Scientific classification
- Kingdom: Animalia
- Phylum: Arthropoda
- Clade: Pancrustacea
- Class: Insecta
- Order: Odonata
- Infraorder: Anisoptera
- Family: Petaluridae
- Genus: Tachopteryx Uhler in Selys, 1859
- Species: T. thoreyi
- Binomial name: Tachopteryx thoreyi (Hagen in Sélys, 1858)
- Synonyms: Uropetala thoreyi Selys, 1858

= Tachopteryx =

- Genus: Tachopteryx
- Species: thoreyi
- Authority: (Hagen in Sélys, 1858)
- Conservation status: G4
- Synonyms: Uropetala thoreyi Selys, 1858
- Parent authority: Uhler in Selys, 1859

Species of dragonfly

Tachopteryx thoreyi, commonly known as the gray petaltail and Thorey's grayback, is a species of dragonfly. It is native to the East Coast of the United States from New York to Florida, and west to Texas. This species is the only member of the monotypic genus Tachopteryx.

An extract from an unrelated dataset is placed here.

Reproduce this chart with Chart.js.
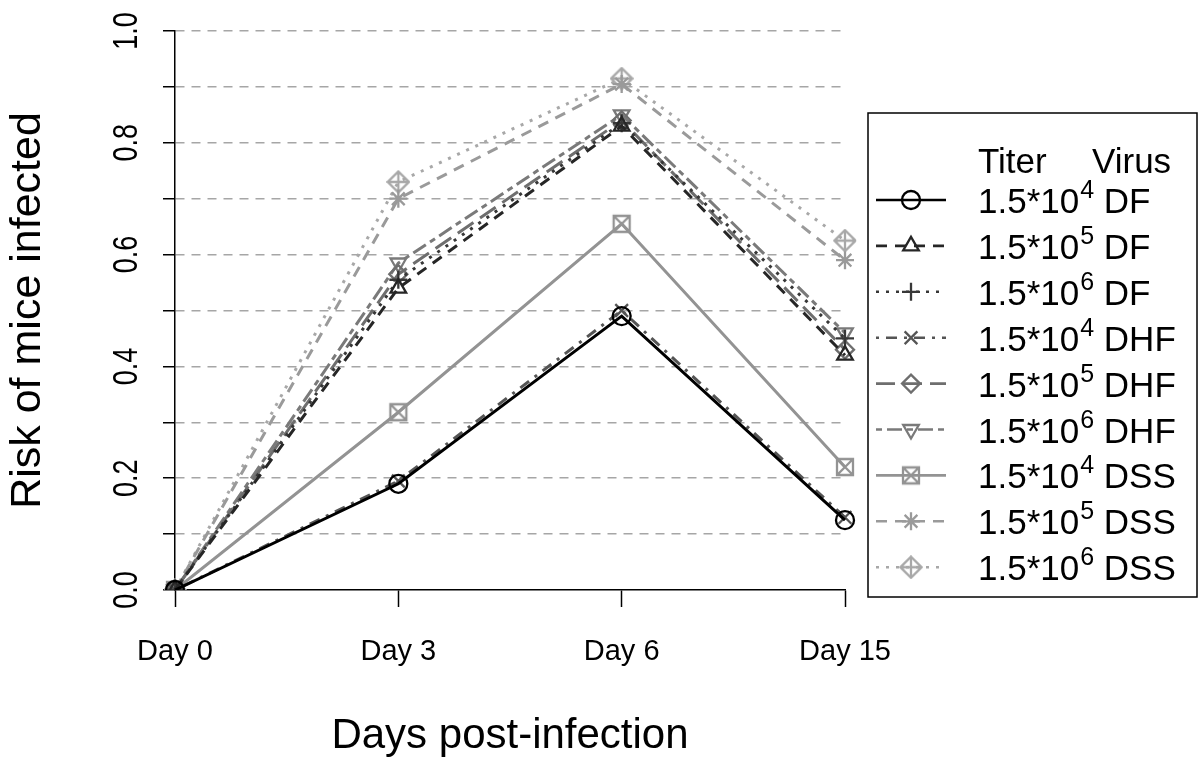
<!DOCTYPE html>
<html>
<head>
<meta charset="utf-8">
<script src="https://cdn.jsdelivr.net/npm/chart.js@4.4.1/dist/chart.umd.min.js"></script>
<style>
  html, body { margin: 0; padding: 0; background: #fff; }
  #chartBox { width: 1200px; height: 763px; }
</style>
</head>
<body>
<div id="chartBox"><canvas id="risk-chart" width="1200" height="763"></canvas></div>
<script>
// x categories and y tick labels
const days = ['Day 0', 'Day 3', 'Day 6', 'Day 15'];
const yTickLabels = ['0.0', '0.2', '0.4', '0.6', '0.8', '1.0'];

// risk of infection
const df1e4 = [0, 0.19, 0.49, 0.125];
const df1e5 = [0, 0.54, 0.83, 0.42];
const df1e6 = [0, 0.555, 0.835, 0.45];
const dhf1e4 = [0, 0.195, 0.50, 0.13];
const dhf1e5 = [0, 0.565, 0.84, 0.43];
const dhf1e6 = [0, 0.585, 0.85, 0.46];
const dss1e4 = [0, 0.318, 0.655, 0.22];
const dss1e5 = [0, 0.70, 0.905, 0.59];
const dss1e6 = [0, 0.73, 0.915, 0.625];

// legend text
const titerExp = ['4', '5', '6', '4', '5', '6', '4', '5', '6'];
const virusNames = ['DF', 'DF', 'DF', 'DHF', 'DHF', 'DHF', 'DSS', 'DSS', 'DSS'];

const FONT = "'Liberation Sans', Arial, sans-serif";

// R style symbols that chart.js does not have
function makeSymbol(kind, color) {
    const c = document.createElement('canvas');
    c.width = 24; c.height = 24;
    const g = c.getContext('2d');
    g.strokeStyle = color;
    g.lineWidth = 2.3;
    g.beginPath();
    if (kind == 'boxX') {
        g.rect(4, 4, 16, 16);
        g.moveTo(4, 4); g.lineTo(20, 20);
        g.moveTo(20, 4); g.lineTo(4, 20);
    } else {
        g.moveTo(12, 1.5); g.lineTo(22.5, 12); g.lineTo(12, 22.5); g.lineTo(1.5, 12); g.closePath();
        g.moveTo(12, 1.5); g.lineTo(12, 22.5);
        g.moveTo(1.5, 12); g.lineTo(22.5, 12);
    }
    g.stroke();
    return c;
}

function series(data, color, dash, style, rotation) {
    return {
        data: data,
        borderColor: color,
        borderWidth: 3,
        borderDash: dash,
        backgroundColor: 'rgba(0,0,0,0)',
        pointStyle: style,
        pointRotation: rotation || 0,
        pointRadius: 9,
        pointHoverRadius: 9,
        pointBorderColor: color,
        pointBackgroundColor: 'rgba(0,0,0,0)',
        pointBorderWidth: 2.3,
        tension: 0
    };
}

const datasets = [
    series(df1e4, '#000000', [], 'circle'),
    series(df1e5, '#262626', [11, 8], 'triangle'),
    series(df1e6, '#383838', [3, 7], 'cross'),
    series(dhf1e4, '#555555', [3, 7, 11, 7], 'crossRot'),
    series(dhf1e5, '#6e6e6e', [19, 8], 'rectRot'),
    series(dhf1e6, '#7a7a7a', [6, 5, 15, 5], 'triangle', 180),
    series(dss1e4, '#939393', [], makeSymbol('boxX', '#939393')),
    series(dss1e5, '#9a9a9a', [11, 8], 'star'),
    series(dss1e6, '#a8a8a8', [3, 7], makeSymbol('diamondPlus', '#a8a8a8'))
];

// rotated y tick labels (R style)
const yLabelPlugin = {
    id: 'yLabels',
    afterDraw(chart) {
        const ctx = chart.ctx;
        const yScale = chart.scales.y;
        ctx.save();
        ctx.fillStyle = '#000';
        ctx.font = '27px ' + FONT;
        ctx.textAlign = 'center';
        ctx.textBaseline = 'middle';
        yTickLabels.forEach(lab => {
            const py = yScale.getPixelForValue(parseFloat(lab));
            ctx.save();
            ctx.translate(127, py);
            ctx.rotate(-Math.PI / 2);
            ctx.scale(1, 1.3);
            ctx.fillText(lab, 0, 0);
            ctx.restore();
        });
        ctx.restore();
    }
};

// boxed legend with superscripts
const legendPlugin = {
    id: 'boxLegend',
    afterDraw(chart) {
        const ctx = chart.ctx;
        const left = 868, top = 113, right = 1197, bottom = 597;
        ctx.save();
        ctx.strokeStyle = '#000';
        ctx.lineWidth = 1.5;
        ctx.strokeRect(left, top, right - left, bottom - top);

        ctx.fillStyle = '#000';
        ctx.textBaseline = 'alphabetic';
        ctx.font = '35px ' + FONT;
        ctx.fillText('Titer', 978, 173);
        ctx.fillText('Virus', 1092, 173);

        const rowStep = 45.9;
        for (let i = 0; i < datasets.length; i++) {
            const ds = datasets[i];
            const cy = 200 + i * rowStep;
            ctx.save();
            ctx.strokeStyle = ds.borderColor;
            ctx.lineWidth = 2.6;
            ctx.setLineDash(ds.borderDash);
            ctx.beginPath();
            ctx.moveTo(876, cy);
            ctx.lineTo(946, cy);
            ctx.stroke();
            ctx.setLineDash([]);
            ctx.fillStyle = 'rgba(0,0,0,0)';
            ctx.lineWidth = 2.3;
            Chart.helpers.drawPoint(ctx, {
                pointStyle: ds.pointStyle,
                rotation: ds.pointRotation,
                radius: 9,
                borderWidth: 2.3
            }, 911, cy);
            ctx.restore();

            const base = cy + 13;
            ctx.font = '35px ' + FONT;
            ctx.fillText('1.5*10', 978, base);
            let x = 978 + ctx.measureText('1.5*10').width;
            ctx.font = '25px ' + FONT;
            ctx.fillText(titerExp[i], x + 1, base - 15);
            x += ctx.measureText(titerExp[i]).width + 1;
            ctx.font = '35px ' + FONT;
            ctx.fillText(' ' + virusNames[i], x, base);
        }
        ctx.restore();
    }
};

const riskChart = new Chart('risk-chart', {
    type: 'line',
    data: {
        labels: days,
        datasets: datasets
    },
    options: {
        responsive: false,
        animation: false,
        events: [],
        layout: {
            padding: { top: 31, right: 355, left: 0, bottom: 0 }
        },
        scales: {
            x: {
                type: 'category',
                offset: false,
                afterFit: scale => { scale.height = 173; },
                grid: {
                    drawOnChartArea: false,
                    drawTicks: true,
                    tickLength: 17,
                    tickColor: '#000',
                    tickWidth: 1.5
                },
                border: { color: '#000', width: 1.5 },
                ticks: {
                    color: '#000',
                    font: { family: FONT, size: 29 },
                    padding: 28,
                    maxRotation: 0,
                    autoSkip: false
                },
                title: {
                    display: true,
                    text: 'Days post-infection',
                    color: '#000',
                    font: { family: FONT, size: 42 },
                    padding: { top: 0, bottom: 1 }
                }
            },
            y: {
                min: 0,
                max: 1,
                afterFit: scale => { scale.width = 175; },
                grid: {
                    color: ctx => ctx.tick && ctx.tick.value == 0 ? 'rgba(0,0,0,0)' : '#a6a6a6',
                    lineWidth: 1.5,
                    drawTicks: true,
                    tickLength: 12,
                    tickColor: '#000',
                    tickWidth: 1.5,
                    tickBorderDash: []
                },
                border: { color: '#000', width: 1.5, dash: [9, 7] },
                ticks: {
                    stepSize: 0.1,
                    callback: () => '',
                    font: { family: FONT, size: 27 }
                },
                title: {
                    display: true,
                    text: 'Risk of mice infected',
                    color: '#000',
                    font: { family: FONT, size: 43 },
                    padding: { top: 2, bottom: 0 }
                }
            }
        },
        plugins: {
            legend: { display: false },
            tooltip: { enabled: false }
        }
    },
    plugins: [yLabelPlugin, legendPlugin]
});
</script>
</body>
</html>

The gray petaltail lives in highlands, woodlands, and deciduous forests with permanent seeps, often indicated by the presence of skunk cabbage and ferns.

The gray petaltail is primarily gray and black in color; the thorax is usually entirely gray, while the abdomen is gray and black. The adult is 7.1 to 8.0 centimeters in length.